In 2016 the government reported that, by weight, ​46%​ of the UK’s plastic packaging waste was recycled. This figure – however the government chooses to justify it – is misleading, especially if compared to my own individual plastic packaging recycling rate of 6%. This reported recycling rate of 46% is in fact the amount of plastic packaging waste that is ​collected for recycling. What is most misleading, however, is that more than 60% of the plastic that you throw into your recycling bin is collected, then sent to another country and defined as recycling. Less than half is actually recycled.

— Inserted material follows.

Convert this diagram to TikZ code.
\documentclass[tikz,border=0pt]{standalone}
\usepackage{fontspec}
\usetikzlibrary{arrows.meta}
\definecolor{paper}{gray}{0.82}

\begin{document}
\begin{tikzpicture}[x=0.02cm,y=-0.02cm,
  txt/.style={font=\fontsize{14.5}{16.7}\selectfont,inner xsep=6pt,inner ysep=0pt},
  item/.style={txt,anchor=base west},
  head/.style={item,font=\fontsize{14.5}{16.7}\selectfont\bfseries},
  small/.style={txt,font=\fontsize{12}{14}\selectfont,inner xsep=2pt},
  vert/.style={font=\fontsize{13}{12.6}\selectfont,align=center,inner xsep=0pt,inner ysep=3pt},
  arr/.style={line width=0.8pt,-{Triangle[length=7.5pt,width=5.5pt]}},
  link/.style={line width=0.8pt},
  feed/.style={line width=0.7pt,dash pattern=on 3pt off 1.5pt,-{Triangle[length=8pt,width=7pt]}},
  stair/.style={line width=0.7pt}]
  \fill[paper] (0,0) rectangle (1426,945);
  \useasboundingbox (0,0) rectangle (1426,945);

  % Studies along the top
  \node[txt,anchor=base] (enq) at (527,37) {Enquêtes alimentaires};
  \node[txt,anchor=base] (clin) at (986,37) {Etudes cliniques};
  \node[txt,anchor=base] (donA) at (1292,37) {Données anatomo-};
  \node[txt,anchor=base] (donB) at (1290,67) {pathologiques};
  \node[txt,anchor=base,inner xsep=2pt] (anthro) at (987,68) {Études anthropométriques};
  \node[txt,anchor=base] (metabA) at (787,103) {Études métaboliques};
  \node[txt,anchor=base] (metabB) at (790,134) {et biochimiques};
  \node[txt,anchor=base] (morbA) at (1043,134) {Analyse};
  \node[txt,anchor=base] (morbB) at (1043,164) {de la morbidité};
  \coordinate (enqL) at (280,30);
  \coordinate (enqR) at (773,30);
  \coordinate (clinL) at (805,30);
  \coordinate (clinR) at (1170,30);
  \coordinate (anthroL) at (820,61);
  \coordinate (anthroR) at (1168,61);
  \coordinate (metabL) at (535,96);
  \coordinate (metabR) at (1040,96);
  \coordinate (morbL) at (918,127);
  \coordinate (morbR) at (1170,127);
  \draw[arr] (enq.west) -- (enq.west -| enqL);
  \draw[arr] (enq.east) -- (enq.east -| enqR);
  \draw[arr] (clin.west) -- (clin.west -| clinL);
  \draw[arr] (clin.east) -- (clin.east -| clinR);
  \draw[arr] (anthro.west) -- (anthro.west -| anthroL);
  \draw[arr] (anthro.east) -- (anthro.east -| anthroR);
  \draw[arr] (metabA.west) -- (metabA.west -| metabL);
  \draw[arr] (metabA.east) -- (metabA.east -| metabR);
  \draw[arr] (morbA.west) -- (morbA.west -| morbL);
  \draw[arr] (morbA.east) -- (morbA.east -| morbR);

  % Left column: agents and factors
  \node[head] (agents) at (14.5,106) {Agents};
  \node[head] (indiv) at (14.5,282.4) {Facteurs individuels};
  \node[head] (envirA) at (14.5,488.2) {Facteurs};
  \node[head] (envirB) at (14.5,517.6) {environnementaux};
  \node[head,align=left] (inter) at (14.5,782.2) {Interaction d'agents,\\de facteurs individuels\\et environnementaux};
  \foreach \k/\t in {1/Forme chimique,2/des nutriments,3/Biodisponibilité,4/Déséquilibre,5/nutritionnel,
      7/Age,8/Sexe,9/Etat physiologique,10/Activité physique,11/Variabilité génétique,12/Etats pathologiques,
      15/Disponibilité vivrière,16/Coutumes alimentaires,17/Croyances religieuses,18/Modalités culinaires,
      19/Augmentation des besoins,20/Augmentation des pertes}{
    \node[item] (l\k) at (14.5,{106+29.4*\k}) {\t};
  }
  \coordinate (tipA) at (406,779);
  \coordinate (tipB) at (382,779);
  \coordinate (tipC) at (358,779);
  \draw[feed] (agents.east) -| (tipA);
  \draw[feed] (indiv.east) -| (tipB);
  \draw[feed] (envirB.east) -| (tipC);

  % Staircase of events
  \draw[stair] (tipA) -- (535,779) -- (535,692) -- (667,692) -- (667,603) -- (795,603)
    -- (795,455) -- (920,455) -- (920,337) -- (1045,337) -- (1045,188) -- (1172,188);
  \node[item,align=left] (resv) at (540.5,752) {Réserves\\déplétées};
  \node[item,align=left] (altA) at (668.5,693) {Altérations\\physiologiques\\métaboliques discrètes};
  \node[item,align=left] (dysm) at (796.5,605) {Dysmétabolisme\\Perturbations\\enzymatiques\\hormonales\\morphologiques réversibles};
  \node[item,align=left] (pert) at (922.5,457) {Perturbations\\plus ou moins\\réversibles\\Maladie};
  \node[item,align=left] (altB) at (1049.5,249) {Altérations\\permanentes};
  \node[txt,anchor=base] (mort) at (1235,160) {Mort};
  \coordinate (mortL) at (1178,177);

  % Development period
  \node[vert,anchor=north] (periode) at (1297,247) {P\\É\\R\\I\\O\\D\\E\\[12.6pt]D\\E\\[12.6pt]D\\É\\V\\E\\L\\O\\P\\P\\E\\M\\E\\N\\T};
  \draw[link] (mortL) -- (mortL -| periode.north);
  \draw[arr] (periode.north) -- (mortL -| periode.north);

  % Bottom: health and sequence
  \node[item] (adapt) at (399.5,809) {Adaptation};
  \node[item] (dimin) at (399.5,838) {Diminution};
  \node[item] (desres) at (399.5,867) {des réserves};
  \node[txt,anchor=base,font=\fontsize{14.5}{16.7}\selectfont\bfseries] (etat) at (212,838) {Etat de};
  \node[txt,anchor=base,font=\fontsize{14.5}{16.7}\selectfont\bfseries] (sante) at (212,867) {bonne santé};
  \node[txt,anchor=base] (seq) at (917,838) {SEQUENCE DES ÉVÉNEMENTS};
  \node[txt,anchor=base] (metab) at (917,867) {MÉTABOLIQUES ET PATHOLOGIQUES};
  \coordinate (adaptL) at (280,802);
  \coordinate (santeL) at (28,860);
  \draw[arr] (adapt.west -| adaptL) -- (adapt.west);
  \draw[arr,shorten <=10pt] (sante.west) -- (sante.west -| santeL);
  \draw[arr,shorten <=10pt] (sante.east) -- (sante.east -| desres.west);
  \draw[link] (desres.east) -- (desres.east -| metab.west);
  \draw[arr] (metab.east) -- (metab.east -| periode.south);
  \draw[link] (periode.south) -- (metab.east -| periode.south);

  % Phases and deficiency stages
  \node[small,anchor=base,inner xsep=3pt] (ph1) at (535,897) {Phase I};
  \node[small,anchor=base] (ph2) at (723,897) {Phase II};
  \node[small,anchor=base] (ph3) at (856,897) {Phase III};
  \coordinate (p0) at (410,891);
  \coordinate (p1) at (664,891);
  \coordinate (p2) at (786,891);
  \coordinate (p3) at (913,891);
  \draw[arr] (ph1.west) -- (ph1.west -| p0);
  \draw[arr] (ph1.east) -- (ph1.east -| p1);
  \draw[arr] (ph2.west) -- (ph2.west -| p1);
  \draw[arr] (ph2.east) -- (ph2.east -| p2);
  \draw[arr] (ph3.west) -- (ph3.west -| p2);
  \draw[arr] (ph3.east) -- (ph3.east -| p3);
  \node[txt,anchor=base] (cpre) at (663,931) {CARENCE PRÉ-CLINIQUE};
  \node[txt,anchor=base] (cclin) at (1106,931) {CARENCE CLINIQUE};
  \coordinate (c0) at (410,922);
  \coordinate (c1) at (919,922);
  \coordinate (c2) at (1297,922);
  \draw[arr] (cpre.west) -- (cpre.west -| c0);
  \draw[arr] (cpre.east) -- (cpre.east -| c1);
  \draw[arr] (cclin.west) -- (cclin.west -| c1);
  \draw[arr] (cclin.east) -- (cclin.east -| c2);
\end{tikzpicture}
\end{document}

When we think of recycling, we picture a plastic bottle being reprocessed and turned into a new plastic bottle, over and over again. In reality, there is unavoidable degradation during the plastic recycling process and it is hard to extract a pure plastic type that hasn’t been contaminated by other plastics, food residues, chemicals etc. Usually, only a small percentage of the plastic collected for recycling is of a quality that satisfies food-grade packaging standards. Only 1.3% of the plastic packaging I collected over a year was made of recycled materials, an honest illustration that a mere fraction of plastic is recycled into new packaging. The rest is downcycled, meaning it is used to create non-recyclable, low-value products such as toys or drainpipes. We need to design stuff that doesn’t have to be thrown away or downcycled. We need to keep plastic waste in the system and out of the natural environment, and move towards a ​circular economy​.

‘We need to massively improve and invest in recycling infrastructure, but also significantly reduce what we produce and use.’ Photograph: weiXx/Getty Images/iStockphoto

We’re sleepwalking through supermarket aisles, shopping malls and online retailers, consuming without opening our eyes or acknowledging the product wrapped in plastic that we’re holding in our hands. And here lies the heart of the issue. The plastic problem is a byproduct of consumerism – a culture that perfectly blends the interests of the economy and society. When a culture takes root, it grows, and we have been subtly indoctrinated by a throwaway consumer culture that we have warmly embraced.

When I emptied my year-long collection of plastic waste from the 22 bin bags I’d accumulated, filling the floor of a massive warehouse with thousands of familiar products and brands, I was genuinely disgusted. This was all the stuff I’d bought, used and chucked away in 2017. Such is the nature of our fast-moving throwaway society, I barely remembered using any of it. My plastic waste over a year certainly says a lot about me, but it also says a lot about us. Each piece is the legacy of a decision made, a thirst quenched, a belly filled, a wardrobe brightened or an iPhone unpacked.

One year of throwing away 4,490 pieces of plastic waste made me stop and re-think. Recycling is not and never will be the sole solution. We need to massively improve and invest in recycling infrastructure, but also significantly reduce what we produce and use. Learning to connect with and reduce what we consume not only confronts the plastic problem, it can also improve our society and culture as a whole.